Harrison’s first four sea clocks are preserved in working order today in the National Maritime Museum.

John Harrison
.
T
HE BUCCANEER WITH AN ENQUIRING MIND

William Dampier was born in Somerset, England, in 1652. He was orphaned while a teenager and started his sea career apprenticed to a ship’s captain on a voyage to the Newfoundland fisheries. He so hated the cold, however, that he made sure the rest of his travels were to the tropics, first as a sailor before the mast on an East Indiaman to Java.

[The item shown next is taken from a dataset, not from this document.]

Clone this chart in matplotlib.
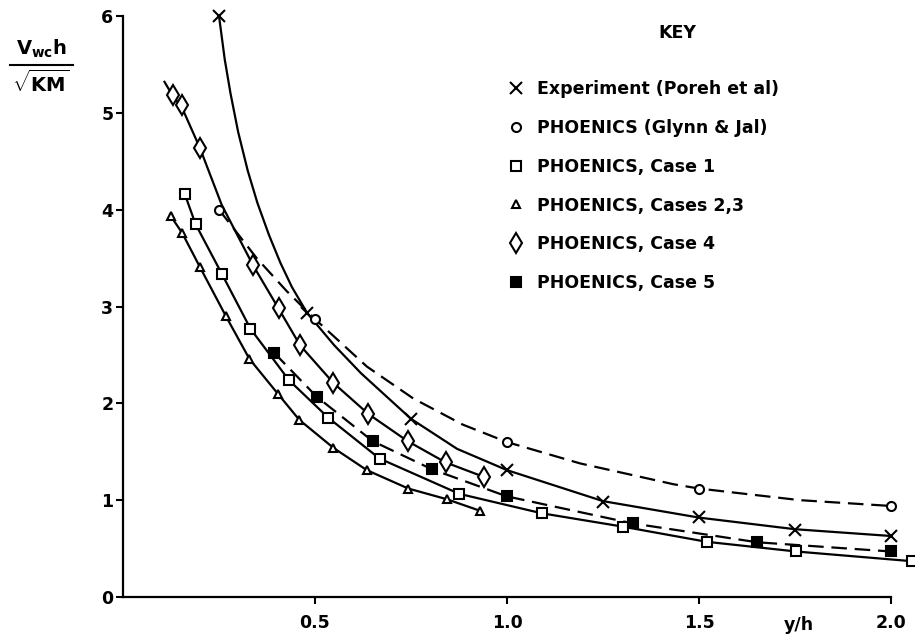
import matplotlib
matplotlib.use("Agg")
import matplotlib.pyplot as plt
from matplotlib.lines import Line2D

plt.rcParams['font.family'] = ['DejaVu Sans']
plt.rcParams['font.weight'] = 'bold'
plt.rcParams['mathtext.fontset'] = 'custom'
plt.rcParams['mathtext.rm'] = 'DejaVu Sans:bold'
plt.rcParams['mathtext.it'] = 'DejaVu Sans:bold'
plt.rcParams['mathtext.bf'] = 'DejaVu Sans:bold'

# ---- data ----
exp_x = [0.25, 0.48, 0.75, 1.0, 1.25, 1.5, 1.75, 2.0]
exp_y = [6.0, 2.93, 1.84, 1.31, 0.98, 0.83, 0.69, 0.63]
exp_curve_x = [0.25, 0.265, 0.28, 0.30, 0.325, 0.35, 0.38, 0.41, 0.44, 0.48, 0.55, 0.62, 0.75, 0.87, 1.0, 1.25, 1.5, 1.75, 2.0]
exp_curve_y = [6.0, 5.55, 5.2, 4.8, 4.4, 4.07, 3.74, 3.45, 3.2, 2.93, 2.6, 2.31, 1.84, 1.53, 1.31, 0.99, 0.82, 0.70, 0.63]

glynn_x = [0.25, 0.5, 1.0, 1.5, 2.0]
glynn_y = [4.0, 2.87, 1.6, 1.12, 0.94]
glynn_curve_x = [0.25, 0.348, 0.426, 0.5, 0.635, 0.756, 0.885, 1.0, 1.19, 1.433, 1.5, 1.763, 2.0]
glynn_curve_y = [4.0, 3.50, 3.16, 2.87, 2.38, 2.05, 1.78, 1.6, 1.38, 1.165, 1.12, 1.0, 0.94]

case1_x = [0.161, 0.189, 0.257, 0.332, 0.432, 0.535, 0.668, 0.876, 1.09, 1.301, 1.52, 1.753, 2.054]
case1_y = [4.16, 3.85, 3.34, 2.77, 2.24, 1.85, 1.43, 1.065, 0.865, 0.727, 0.57, 0.47, 0.37]

case23_x = [0.125, 0.154, 0.2, 0.268, 0.329, 0.403, 0.459, 0.548, 0.635, 0.743, 0.843, 0.93]
case23_y = [3.93, 3.76, 3.41, 2.90, 2.46, 2.10, 1.83, 1.54, 1.31, 1.12, 1.01, 0.89]

case4_x = [0.129, 0.154, 0.2, 0.338, 0.405, 0.461, 0.548, 0.639, 0.741, 0.84, 0.94]
case4_y = [5.18, 5.08, 4.64, 3.43, 2.98, 2.60, 2.21, 1.89, 1.61, 1.39, 1.24]
case4_curve_x = [0.108, 0.129, 0.154, 0.2, 0.257, 0.338, 0.405, 0.461, 0.548, 0.639, 0.741, 0.84, 0.94]
case4_curve_y = [5.32, 5.18, 5.05, 4.64, 4.05, 3.43, 2.98, 2.60, 2.21, 1.89, 1.61, 1.39, 1.24]

case5_x = [0.394, 0.504, 0.65, 0.804, 0.999, 1.327, 1.652, 2.0]
case5_y = [2.52, 2.07, 1.61, 1.32, 1.04, 0.76, 0.565, 0.47]

labels = ["Experiment (Poreh et al)", "PHOENICS (Glynn & Jal)", "PHOENICS, Case 1",
          "PHOENICS, Cases 2,3", "PHOENICS, Case 4", "PHOENICS, Case 5"]
xticks = [0.5, 1.0, 1.5, 2.0]
xticklabels = ["0.5", "1.0", "1.5", "2.0"]
yticks = [0, 1, 2, 3, 4, 5, 6]

# ---- figure ----
W, H = 915, 635
fig = plt.figure(figsize=(W / 100, H / 100), dpi=100)
ax = fig.add_axes([123 / W, 1 - 597 / H, (891 - 123) / W, (597 - 16) / H])
ax.set_xlim(0, 2.0)
ax.set_ylim(0, 6)

lw = 1.6
dash = (0, (7, 3.5))
mk = dict(color='black', mec='black', mew=1.5, clip_on=False, zorder=3)

# lines
ax.plot(exp_curve_x, exp_curve_y, color='black', lw=lw, clip_on=False, zorder=2)
ax.plot(glynn_curve_x, glynn_curve_y, color='black', lw=lw, ls=dash, clip_on=False, zorder=2)
ax.plot(case1_x, case1_y, color='black', lw=lw, clip_on=False, zorder=2)
ax.plot(case23_x, case23_y, color='black', lw=lw, clip_on=False, zorder=2)
ax.plot(case4_curve_x, case4_curve_y, color='black', lw=lw, clip_on=False, zorder=2)
ax.plot(case5_x, case5_y, color='black', lw=lw, ls=dash, clip_on=False, zorder=2)

# markers
ms_x, ms_o, ms_s, ms_t, ms_d = 8, 6.5, 7.3, 6, 10.5
ax.plot(exp_x, exp_y, ls='none', marker='x', ms=ms_x, **mk)
ax.plot(glynn_x, glynn_y, ls='none', marker='o', ms=ms_o, mfc='white', **mk)
ax.plot(case1_x, case1_y, ls='none', marker='s', ms=ms_s, mfc='white', **mk)
ax.plot(case23_x, case23_y, ls='none', marker='^', ms=ms_t, mfc='white', **mk)
ax.plot(case4_x, case4_y, ls='none', marker='d', ms=ms_d, mfc='white', **mk)
ax.plot(case5_x, case5_y, ls='none', marker='s', ms=ms_s, mfc='black', **mk)

# axes styling
for s in ['top', 'right']:
    ax.spines[s].set_visible(False)
for s in ['left', 'bottom']:
    ax.spines[s].set_linewidth(1.6)
ax.set_xticks(xticks)
ax.set_xticklabels(xticklabels)
ax.set_yticks(yticks)
ax.tick_params(axis='both', direction='out', length=5, width=1.5, labelsize=12.5)
ax.tick_params(axis='x', pad=7)
ax.tick_params(axis='y', pad=2)

# axis titles
fig.text(799 / W, 1 - 625 / H, "y/h", fontsize=12.5, ha='center', va='center')
fig.text(41 / W, 1 - 49 / H, r"$\mathrm{V_{wc}h}$", fontsize=14, ha='center', va='center')
fig.add_artist(Line2D([10 / W, 73 / W], [1 - 65 / H, 1 - 65 / H], color='black', lw=1.5))
fig.text(41 / W, 1 - 83 / H, r"$\sqrt{\mathrm{KM}}$", fontsize=14, ha='center', va='center')

# key
fig.text(677 / W, 1 - 33 / H, "KEY", fontsize=12.5, ha='center', va='center')
handles = [
    Line2D([], [], ls='none', marker='x', ms=ms_x, color='black', mew=1.5),
    Line2D([], [], ls='none', marker='o', ms=ms_o, mfc='white', mec='black', mew=1.5),
    Line2D([], [], ls='none', marker='s', ms=ms_s, mfc='white', mec='black', mew=1.5),
    Line2D([], [], ls='none', marker='^', ms=ms_t, mfc='white', mec='black', mew=1.5),
    Line2D([], [], ls='none', marker='d', ms=ms_d, mfc='white', mec='black', mew=1.5),
    Line2D([], [], ls='none', marker='s', ms=ms_s, mfc='black', mec='black', mew=1.5),
]
leg = ax.legend(handles, labels, loc='upper left', bbox_to_anchor=(507 / W, 1 - 80 / H),
                bbox_transform=fig.transFigure, frameon=False, fontsize=12.5,
                handlelength=1.0, handletextpad=0.72, labelspacing=1.2,
                borderpad=0, borderaxespad=0)

fig.savefig("out.png", dpi=100)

When he returned he served in the Royal Navy for a time. He then worked as a sugar plantation manager in Jamaica, after which he found employment with the logwood cutters in Campeachy, Mexico. The dye of the logwood was highly prized for textiles but it was arduous work. The area was the nursery of English buccaneers at the time and Dampier found himself attracted to their free-wheeling lifestyle.

Much of his life at sea from then on was as a buccaneer. Dampier circumnavigated the globe three times, visiting all five continents and taking in regions of the world largely unknown to Europeans.

When not engaged in plunder he took careful notes of the places he visited – their geography, botany and zoology and the culture of the indigenous peoples. He carried his journal with him in a joint of bamboo sealed with wax at both ends. It was published in 1697 as
A New Voyage Around the World
and was followed by several other popular books. As a result Dampier was taken up by London society and he came to the notice of the British Admiralty. In 1699 he was sent on a voyage of discovery around Australia in HMS
Roebuck
. Unfortunately he lost the ship when it was wrecked at Ascension Island, which ruled out any further employment with the Royal Navy. He went back to buccaneering.

Future navigators benefited from Dampier’s geographic surveys and observations, especially his ‘Chart of the General and Coasting Winds in the Great South Ocean’, 1729. This was the world’s first integrated pattern of the direction and extent of the trade-wind systems and major currents around the earth.